Esta estela autoritaria siguió presente en gobiernos de izquierdas y de derechas que, entre antojadizos fraudes electorales y reformas constitucionales a medida, han querido imponer su voluntad en la ya larga historia del reeleccionismo de este continente.
Los impulsores del golpe de Estado del 28 de junio de 2009 en Honduras señalaban que querían impedir la intención reeleccionista de Manuel Zelaya Rosales. El paso del tiempo ha demostrado que terminaron apoyando el continuismo de Juan Orlando Hernández con una reforma constitucional que, como ya es sabido por la opinión de especialistas, viola el derecho internacional y las libertades fundamentales de los ciudadanos.
Colegas sólidamente informados sobre la realidad hondureña nos habían advertido meses atrás que el fraude electoral al que asistimos estaba debidamente preparado. Para los sectores afines al Gobierno y al partido nacional, no estaba en sus previsiones que la tendencia a favor de Salvador Nasralla fuese tan contundente, por lo que movieron las piezas necesarias para cambiar el resultado. Estas acciones únicamente pusieron en evidencia las irregularidades, los errores y los problemas sistémicos que, a juicio de la Misión de Observación Electoral en Honduras de la Organización de Estados Americanos (OEA), no aportan certeza al proceso e instan a la celebración de nuevas elecciones. Con el respaldo dado por Washington a los resultados electorales, se reafirma el interés estadounidense de que Honduras rompa la correa de transmisión de los dos gobiernos nominales de izquierda de El Salvador y Nicaragua y de que se reivindique su importancia como enclave de sus fuerzas armadas en la región para seguir impulsando el plan para la prosperidad. El pueblo hondureño se enfrenta así a una lucha decisiva para que se respete su voluntad expresada en las urnas, lucha que necesariamente debe trascender las acciones del partido Libertad y Refundación (Libre) y a sus líderes para ser una lucha de toda la sociedad.

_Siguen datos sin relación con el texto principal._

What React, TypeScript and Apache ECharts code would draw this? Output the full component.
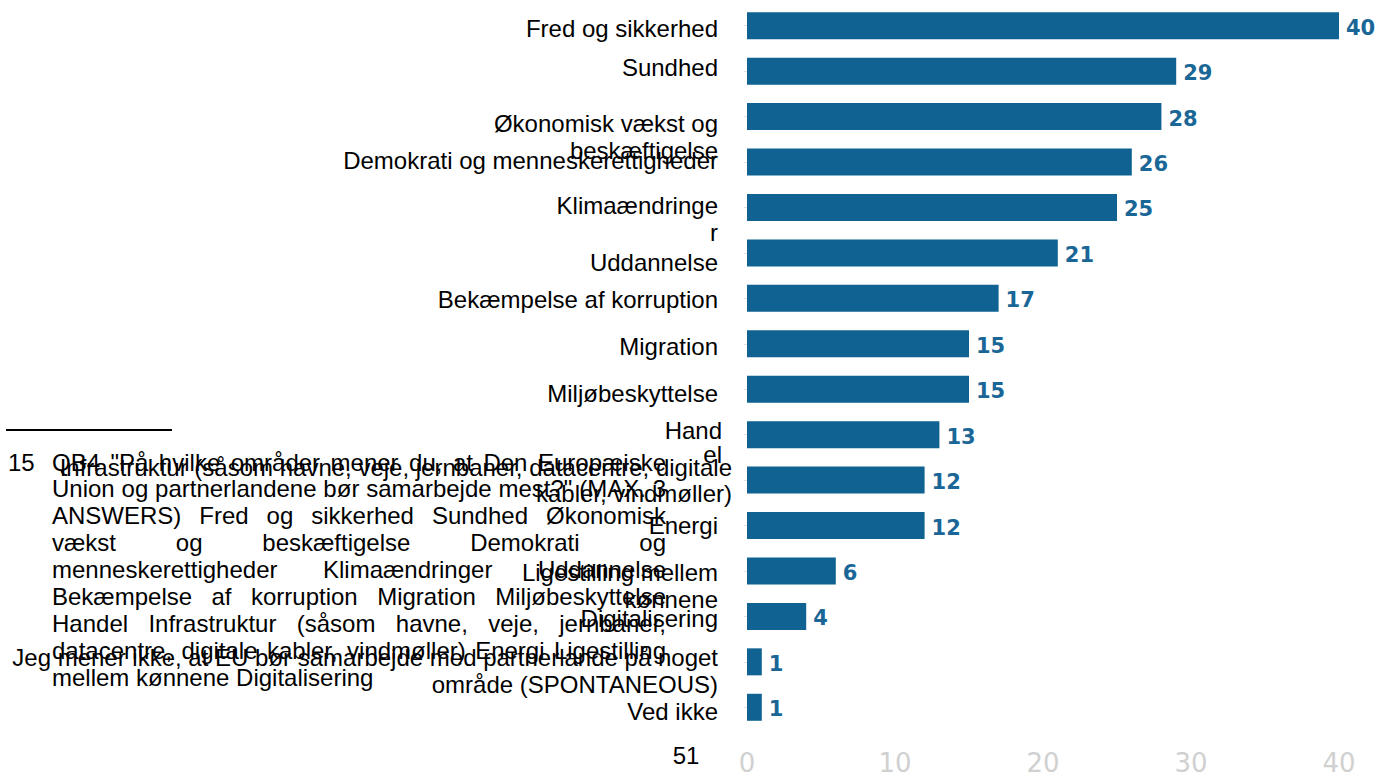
import React, { useEffect, useRef } from "react";
import * as echarts from "echarts";

const categories = [
  "Fred og sikkerhed",
  "Sundhed",
  "Økonomisk vækst og beskæftigelse",
  "Demokrati og menneskerettigheder",
  "Klimaændringer",
  "Uddannelse",
  "Bekæmpelse af korruption",
  "Migration",
  "Miljøbeskyttelse",
  "Handel",
  "Infrastruktur (såsom havne, veje, jernbaner, datacentre, digitale kabler, vindmøller)",
  "Energi",
  "Ligestilling mellem kønnene",
  "Digitalisering",
  "Jeg mener ikke, at EU bør samarbejde med partnerlande på noget område (SPONTANEOUS)",
  "Ved ikke",
];

const values = [40, 29, 28, 26, 25, 21, 17, 15, 15, 13, 12, 12, 6, 4, 1, 1];

const categoryLabelLines = [
  ["Fred og sikkerhed"],
  ["Sundhed"],
  ["Økonomisk vækst og", "beskæftigelse"],
  ["Demokrati og menneskerettigheder"],
  ["Klimaændringe", "r"],
  ["Uddannelse"],
  ["Bekæmpelse af korruption"],
  ["Migration"],
  ["Miljøbeskyttelse"],
  ["Hand", "el"],
  ["Infrastruktur (såsom havne, veje, jernbaner, datacentre, digitale", "kabler, vindmøller)"],
  ["Energi"],
  ["Ligestilling mellem", "kønnene"],
  ["Digitalisering"],
  ["Jeg mener ikke, at EU bør samarbejde med partnerlande på noget", "område (SPONTANEOUS)"],
  ["Ved ikke"],
];

const xTicks = [0, 10, 20, 30, 40];

const footnoteNumber = "15";
const footnoteLines = [
  "QB4 \"På hvilke områder mener du, at Den Europæiske",
  "Union og partnerlandene bør samarbejde mest?\" (MAX. 3",
  "ANSWERS) Fred og sikkerhed Sundhed Økonomisk",
  "vækst og beskæftigelse Demokrati og",
  "menneskerettigheder Klimaændringer Uddannelse",
  "Bekæmpelse af korruption Migration Miljøbeskyttelse",
  "Handel Infrastruktur (såsom havne, veje, jernbaner,",
  "datacentre, digitale kabler, vindmøller) Energi Ligestilling",
  "mellem kønnene Digitalisering",
];
const pageNumber = "51";

// layout (not data)
const labelFirstLineOffset = [3, -4, 7, -1.5, -1.5, 9.5, 1, 3, 4, -4, -13, -0.5, 1.5, 2.5, -4, 4];
const labelLineGap = [27, 27, 27, 27, 27, 27, 27, 27, 27, 24, 26, 27, 27, 27, 27, 27];
const labelRight = [718, 718, 718, 718, 718, 718, 718, 718, 718, 722, 732, 718, 718, 718, 718, 718];

const LABEL_FONT = "'Liberation Sans', Arial, sans-serif";

export default function App() {
  const ref = useRef<HTMLDivElement>(null);

  useEffect(() => {
    if (!ref.current) return;
    const chart = echarts.init(ref.current, null, { renderer: "svg" });
    chart.setOption({
      animation: false,
      backgroundColor: "#ffffff",
      grid: { left: 747, right: 50, top: 3, bottom: 39, containLabel: false },
      xAxis: {
        type: "value",
        min: xTicks[0],
        max: xTicks[xTicks.length - 1],
        interval: 10,
        splitLine: { show: false },
        axisLine: { show: false },
        axisTick: { show: false },
        axisLabel: {
          color: "#d0d0d0",
          fontSize: 26,
          fontFamily: "'DejaVu Sans', sans-serif",
          margin: 20,
        },
      },
      yAxis: {
        type: "category",
        data: categories,
        inverse: true,
        offset: 6,
        axisLine: { show: false },
        axisTick: { show: true, alignWithLabel: true, length: 3, lineStyle: { color: "#e0e0e0" } },
        axisLabel: { show: false },
      },
      series: [
        {
          type: "bar",
          data: values,
          barWidth: 27,
          itemStyle: { color: "#0f6291" },
          label: {
            show: true,
            position: "right",
            distance: 7,
            offset: [0, 2],
            color: "#1a6797",
            fontFamily: "'DejaVu Sans', sans-serif",
            fontWeight: "bold",
            fontSize: 21,
          },
        },
      ],
    });

    const graphics: any[] = [];
    categoryLabelLines.forEach((lines, i) => {
      const cy = chart.convertToPixel({ yAxisIndex: 0 }, categories[i]) as number;
      lines.forEach((line, k) => {
        graphics.push({
          type: "text",
          x: labelRight[i],
          y: cy + labelFirstLineOffset[i] + k * labelLineGap[i],
          style: {
            text: line,
            fill: "#000000",
            fontSize: 24,
            fontFamily: LABEL_FONT,
            align: "right",
            verticalAlign: "middle",
          },
          z: 10,
        });
      });
    });

    // footnote separator
    graphics.push({
      type: "line",
      shape: { x1: 6, y1: 430, x2: 172, y2: 430 },
      style: { stroke: "#000000", lineWidth: 2 },
    });
    graphics.push({
      type: "text",
      x: 8,
      y: 462,
      style: { text: footnoteNumber, fill: "#000", fontSize: 24, fontFamily: LABEL_FONT, verticalAlign: "middle" },
    });

    const canvas = document.createElement("canvas");
    const ctx = canvas.getContext("2d")!;
    ctx.font = "24px 'Liberation Sans'";
    const left = 52;
    const right = 666;
    const spaceW = ctx.measureText(" ").width;
    footnoteLines.forEach((line, li) => {
      const words = line.split(" ");
      const widths = words.map((w) => ctx.measureText(w).width);
      const total = widths.reduce((a, b) => a + b, 0);
      const last = li === footnoteLines.length - 1;
      const gap = last || words.length < 2 ? spaceW : Math.max(2, (right - left - total) / (words.length - 1));
      let x = left;
      const y = 462 + li * 26.9;
      words.forEach((w, wi) => {
        graphics.push({
          type: "text",
          x,
          y,
          style: { text: w, fill: "#000", fontSize: 24, fontFamily: LABEL_FONT, verticalAlign: "middle" },
        });
        x += widths[wi] + gap;
      });
    });

    graphics.push({
      type: "text",
      x: 686,
      y: 755,
      style: { text: pageNumber, fill: "#000", fontSize: 24, fontFamily: LABEL_FONT, align: "center", verticalAlign: "middle" },
    });

    chart.setOption({ graphic: graphics });

    return () => chart.dispose();
  }, []);

  return (
    <div
      ref={ref}
      style={{ position: "fixed", left: 0, top: 0, width: 1389, height: 776, background: "#fff" }}
    />
  );
}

Honduras ya no puede tener elecciones en un entorno caótico y requiere de un robustecimiento de sus mecanismos electorales para que las elecciones no sean manejadas desde el poder y en beneficio directo de quien lo ocupa, como también ha ocurrido en otros países de su entorno.
Como en el 2009, ha habido una amplia movilización ciudadana, la que ha sido brutalmente reprimida por las fuerzas de seguridad y ha dejado hasta la fecha al menos 30 muertos. A pesar de ello, el rechazo ciudadano se hizo sentir en las mismas fuerzas de seguridad cuando un amplio sector de la Policía hondureña declaró públicamente que ya no quería reprimir más al pueblo. La reacción del Gobierno ha sido cambiar la cúpula de las fuerzas policiales, iniciar procesos disciplinarios en contra de los agentes que apoyaron el comunicado contrario a seguir reprimiendo a la población y lanzar a la policía militar en contra de las protestas de la Alianza de Oposición en las principales ciudades del país. Amnistía Internacional y la Corte Interamericana de Derechos Humanos ya se han pronunciado sobre el «uso ilegal y excesivo de la fuerza» para silenciar cualquier voz en contra.
Como bien lo han afirmado mis colegas historiadores Yesenia Martínez, Rodolfo Pastor, Darío Euraque y otros intelectuales hondureños, estas acciones manifiestamente fraudulentas le han restado a este régimen toda legitimidad y, peor aún, han destruido la pluralidad política inherente a todo Estado de derecho al terminar por secuestrar la república. Queda ser ciudadano y, a pesar de que la Constitución del país haya sido ultrajada, preservar uno de sus principios fundamentales, que establece que ninguna autoridad ilegítima y usurpadora debe seguir gobernando y que se debe respetar irrestrictamente la voluntad del pueblo hondureño.